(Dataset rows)
▽
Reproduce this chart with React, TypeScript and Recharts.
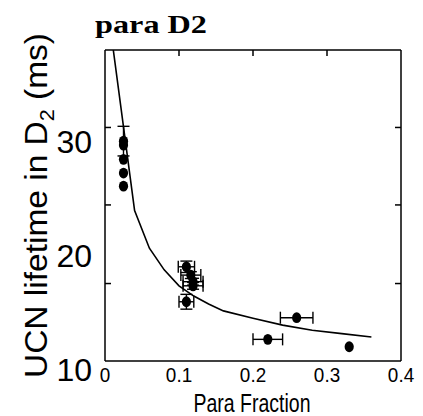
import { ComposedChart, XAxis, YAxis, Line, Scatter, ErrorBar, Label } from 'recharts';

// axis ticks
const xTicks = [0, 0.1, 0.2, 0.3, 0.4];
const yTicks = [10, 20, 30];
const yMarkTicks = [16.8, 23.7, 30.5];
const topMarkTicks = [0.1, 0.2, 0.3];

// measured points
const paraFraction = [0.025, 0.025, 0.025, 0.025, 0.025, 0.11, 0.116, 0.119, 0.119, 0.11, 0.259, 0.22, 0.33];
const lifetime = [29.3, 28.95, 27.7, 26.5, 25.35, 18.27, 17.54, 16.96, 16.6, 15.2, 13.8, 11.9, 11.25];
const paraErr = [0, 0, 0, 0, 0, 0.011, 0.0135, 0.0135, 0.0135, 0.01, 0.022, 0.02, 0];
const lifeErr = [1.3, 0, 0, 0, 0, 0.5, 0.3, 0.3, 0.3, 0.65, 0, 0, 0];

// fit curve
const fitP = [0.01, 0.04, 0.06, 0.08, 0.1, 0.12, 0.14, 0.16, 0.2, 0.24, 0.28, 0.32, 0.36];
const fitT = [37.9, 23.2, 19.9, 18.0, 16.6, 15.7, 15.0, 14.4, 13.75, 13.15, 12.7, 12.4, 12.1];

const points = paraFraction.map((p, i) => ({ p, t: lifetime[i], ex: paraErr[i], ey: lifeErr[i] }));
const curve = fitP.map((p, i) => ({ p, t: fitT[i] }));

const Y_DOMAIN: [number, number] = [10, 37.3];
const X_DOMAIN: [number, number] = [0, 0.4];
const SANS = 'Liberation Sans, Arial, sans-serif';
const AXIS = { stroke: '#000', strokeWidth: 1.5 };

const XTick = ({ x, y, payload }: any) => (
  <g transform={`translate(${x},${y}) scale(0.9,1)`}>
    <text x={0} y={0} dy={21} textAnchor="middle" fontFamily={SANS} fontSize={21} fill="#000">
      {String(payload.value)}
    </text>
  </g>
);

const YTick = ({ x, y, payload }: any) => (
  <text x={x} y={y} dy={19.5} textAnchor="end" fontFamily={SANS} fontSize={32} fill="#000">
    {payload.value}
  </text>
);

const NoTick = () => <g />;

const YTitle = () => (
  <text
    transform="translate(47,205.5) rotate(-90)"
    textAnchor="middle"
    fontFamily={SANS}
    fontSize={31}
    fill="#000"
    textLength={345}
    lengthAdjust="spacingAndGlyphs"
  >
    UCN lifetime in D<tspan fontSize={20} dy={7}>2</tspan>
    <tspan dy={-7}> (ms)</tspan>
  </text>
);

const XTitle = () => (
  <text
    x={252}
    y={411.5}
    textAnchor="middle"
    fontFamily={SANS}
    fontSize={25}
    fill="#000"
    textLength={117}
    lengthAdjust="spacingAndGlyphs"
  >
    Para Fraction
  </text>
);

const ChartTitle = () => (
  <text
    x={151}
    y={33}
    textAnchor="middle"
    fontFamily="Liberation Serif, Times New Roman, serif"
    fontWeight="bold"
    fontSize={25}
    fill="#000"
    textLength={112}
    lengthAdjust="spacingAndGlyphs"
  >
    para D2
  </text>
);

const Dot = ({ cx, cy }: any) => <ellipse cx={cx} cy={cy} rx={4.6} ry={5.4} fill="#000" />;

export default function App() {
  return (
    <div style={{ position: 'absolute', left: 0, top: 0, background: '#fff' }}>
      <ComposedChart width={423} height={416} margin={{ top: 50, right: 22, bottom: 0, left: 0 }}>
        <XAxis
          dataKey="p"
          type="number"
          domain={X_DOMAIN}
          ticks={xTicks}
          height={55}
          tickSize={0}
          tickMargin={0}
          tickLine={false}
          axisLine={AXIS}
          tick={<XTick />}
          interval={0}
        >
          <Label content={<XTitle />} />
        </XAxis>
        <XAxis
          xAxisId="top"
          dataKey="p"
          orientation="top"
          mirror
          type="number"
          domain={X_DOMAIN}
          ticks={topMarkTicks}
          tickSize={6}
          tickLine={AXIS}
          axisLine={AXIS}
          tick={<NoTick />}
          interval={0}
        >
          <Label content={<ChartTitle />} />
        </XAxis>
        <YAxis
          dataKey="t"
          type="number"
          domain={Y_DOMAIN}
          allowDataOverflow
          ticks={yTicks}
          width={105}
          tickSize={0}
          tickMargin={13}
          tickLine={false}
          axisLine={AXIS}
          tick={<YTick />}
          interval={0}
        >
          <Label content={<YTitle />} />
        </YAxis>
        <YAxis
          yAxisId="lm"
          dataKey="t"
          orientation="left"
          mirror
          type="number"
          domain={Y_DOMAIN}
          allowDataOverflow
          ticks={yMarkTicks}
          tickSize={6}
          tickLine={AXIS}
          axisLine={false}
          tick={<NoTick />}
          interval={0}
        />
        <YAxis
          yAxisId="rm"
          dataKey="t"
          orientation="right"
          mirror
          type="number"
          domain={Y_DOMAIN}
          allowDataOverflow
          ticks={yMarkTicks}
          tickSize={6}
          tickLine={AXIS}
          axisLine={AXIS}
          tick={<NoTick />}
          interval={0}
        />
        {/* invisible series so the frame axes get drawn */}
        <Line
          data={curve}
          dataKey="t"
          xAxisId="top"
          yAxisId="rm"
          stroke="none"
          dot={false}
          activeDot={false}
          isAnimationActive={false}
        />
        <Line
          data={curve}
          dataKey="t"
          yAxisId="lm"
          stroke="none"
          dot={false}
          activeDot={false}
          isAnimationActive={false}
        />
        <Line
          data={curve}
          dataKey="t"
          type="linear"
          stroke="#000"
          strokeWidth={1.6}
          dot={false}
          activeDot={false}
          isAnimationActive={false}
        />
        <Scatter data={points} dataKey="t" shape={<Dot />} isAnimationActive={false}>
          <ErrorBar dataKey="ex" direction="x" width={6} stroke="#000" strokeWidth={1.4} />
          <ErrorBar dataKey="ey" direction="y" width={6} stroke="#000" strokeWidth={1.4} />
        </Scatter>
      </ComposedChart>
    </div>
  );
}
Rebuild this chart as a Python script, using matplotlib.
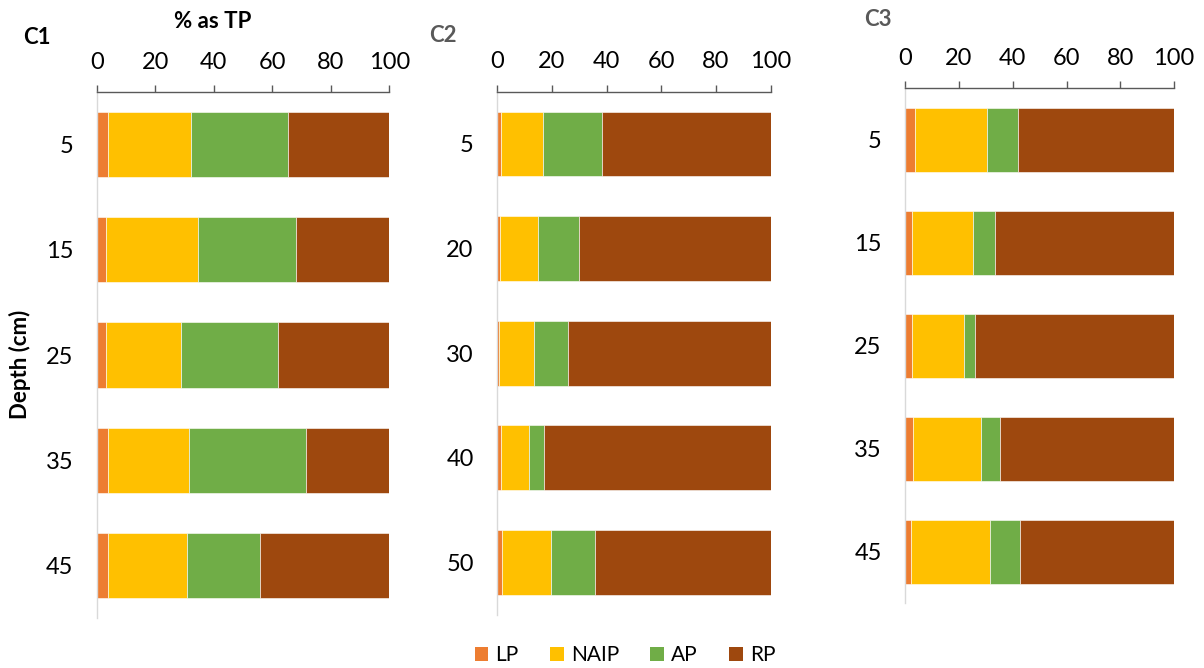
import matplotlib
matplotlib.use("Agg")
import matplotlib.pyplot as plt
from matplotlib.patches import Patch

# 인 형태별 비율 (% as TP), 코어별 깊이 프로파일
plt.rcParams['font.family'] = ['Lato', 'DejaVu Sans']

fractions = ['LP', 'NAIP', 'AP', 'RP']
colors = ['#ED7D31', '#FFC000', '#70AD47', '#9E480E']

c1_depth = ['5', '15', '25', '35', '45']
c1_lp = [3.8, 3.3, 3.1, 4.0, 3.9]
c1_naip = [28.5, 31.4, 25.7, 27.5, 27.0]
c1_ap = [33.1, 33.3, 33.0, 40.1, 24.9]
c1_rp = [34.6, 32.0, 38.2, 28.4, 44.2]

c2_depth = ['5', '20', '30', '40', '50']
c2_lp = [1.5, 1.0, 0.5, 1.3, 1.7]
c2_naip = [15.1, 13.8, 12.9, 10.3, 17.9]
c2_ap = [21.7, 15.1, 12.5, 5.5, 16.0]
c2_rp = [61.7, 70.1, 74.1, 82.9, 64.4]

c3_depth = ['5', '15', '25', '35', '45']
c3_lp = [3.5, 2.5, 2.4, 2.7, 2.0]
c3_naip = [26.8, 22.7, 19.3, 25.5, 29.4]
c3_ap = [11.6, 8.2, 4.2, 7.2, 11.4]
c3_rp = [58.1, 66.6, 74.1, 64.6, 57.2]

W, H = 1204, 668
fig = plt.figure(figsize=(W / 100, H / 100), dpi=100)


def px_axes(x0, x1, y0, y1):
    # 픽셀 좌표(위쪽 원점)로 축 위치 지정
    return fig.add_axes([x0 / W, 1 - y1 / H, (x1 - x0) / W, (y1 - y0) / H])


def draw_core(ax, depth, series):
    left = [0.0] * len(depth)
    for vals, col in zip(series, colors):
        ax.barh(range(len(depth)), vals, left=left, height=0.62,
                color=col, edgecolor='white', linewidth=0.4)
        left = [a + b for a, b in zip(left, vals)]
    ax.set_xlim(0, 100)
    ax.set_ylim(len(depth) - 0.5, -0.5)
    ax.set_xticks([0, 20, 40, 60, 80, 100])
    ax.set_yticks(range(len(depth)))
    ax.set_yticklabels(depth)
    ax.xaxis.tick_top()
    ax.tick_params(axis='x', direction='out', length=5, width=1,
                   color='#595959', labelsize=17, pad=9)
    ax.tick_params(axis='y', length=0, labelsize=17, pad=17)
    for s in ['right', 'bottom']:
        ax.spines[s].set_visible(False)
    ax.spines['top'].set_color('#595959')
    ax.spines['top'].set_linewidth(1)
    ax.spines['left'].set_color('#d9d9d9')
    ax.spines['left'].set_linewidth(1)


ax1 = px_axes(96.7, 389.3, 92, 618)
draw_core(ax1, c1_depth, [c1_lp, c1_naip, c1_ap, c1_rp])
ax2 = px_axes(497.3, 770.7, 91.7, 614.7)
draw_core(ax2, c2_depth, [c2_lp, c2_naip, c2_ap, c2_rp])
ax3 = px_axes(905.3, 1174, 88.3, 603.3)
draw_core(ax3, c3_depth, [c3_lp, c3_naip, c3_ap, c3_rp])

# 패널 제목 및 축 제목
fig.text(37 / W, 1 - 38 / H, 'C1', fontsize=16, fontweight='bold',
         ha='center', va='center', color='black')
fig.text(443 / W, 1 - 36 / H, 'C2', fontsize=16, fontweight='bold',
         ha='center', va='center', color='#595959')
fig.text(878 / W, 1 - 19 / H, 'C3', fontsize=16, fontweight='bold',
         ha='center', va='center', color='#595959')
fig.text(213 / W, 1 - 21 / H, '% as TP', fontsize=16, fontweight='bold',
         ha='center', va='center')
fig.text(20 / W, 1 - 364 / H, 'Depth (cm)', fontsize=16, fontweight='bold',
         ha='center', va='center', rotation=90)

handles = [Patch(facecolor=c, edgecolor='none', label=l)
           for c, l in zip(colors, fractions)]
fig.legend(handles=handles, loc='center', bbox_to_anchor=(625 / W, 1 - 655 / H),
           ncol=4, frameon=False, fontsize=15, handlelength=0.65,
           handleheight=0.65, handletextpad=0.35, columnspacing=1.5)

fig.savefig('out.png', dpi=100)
△
> **STATED EXERCISE**
Pictures are excluded. Repeat exactly the lines from the one containing "Rebuild this chart" to the one containing "c2_rp = [61.7, 70.1, 74.1, 82.9, 64.4]", inclusive.

> **WORKED SOLUTION**
Rebuild this chart as a Python script, using matplotlib.
import matplotlib
matplotlib.use("Agg")
import matplotlib.pyplot as plt
from matplotlib.patches import Patch

# 인 형태별 비율 (% as TP), 코어별 깊이 프로파일
plt.rcParams['font.family'] = ['Lato', 'DejaVu Sans']

fractions = ['LP', 'NAIP', 'AP', 'RP']
colors = ['#ED7D31', '#FFC000', '#70AD47', '#9E480E']

c1_depth = ['5', '15', '25', '35', '45']
c1_lp = [3.8, 3.3, 3.1, 4.0, 3.9]
c1_naip = [28.5, 31.4, 25.7, 27.5, 27.0]
c1_ap = [33.1, 33.3, 33.0, 40.1, 24.9]
c1_rp = [34.6, 32.0, 38.2, 28.4, 44.2]

c2_depth = ['5', '20', '30', '40', '50']
c2_lp = [1.5, 1.0, 0.5, 1.3, 1.7]
c2_naip = [15.1, 13.8, 12.9, 10.3, 17.9]
c2_ap = [21.7, 15.1, 12.5, 5.5, 16.0]
c2_rp = [61.7, 70.1, 74.1, 82.9, 64.4]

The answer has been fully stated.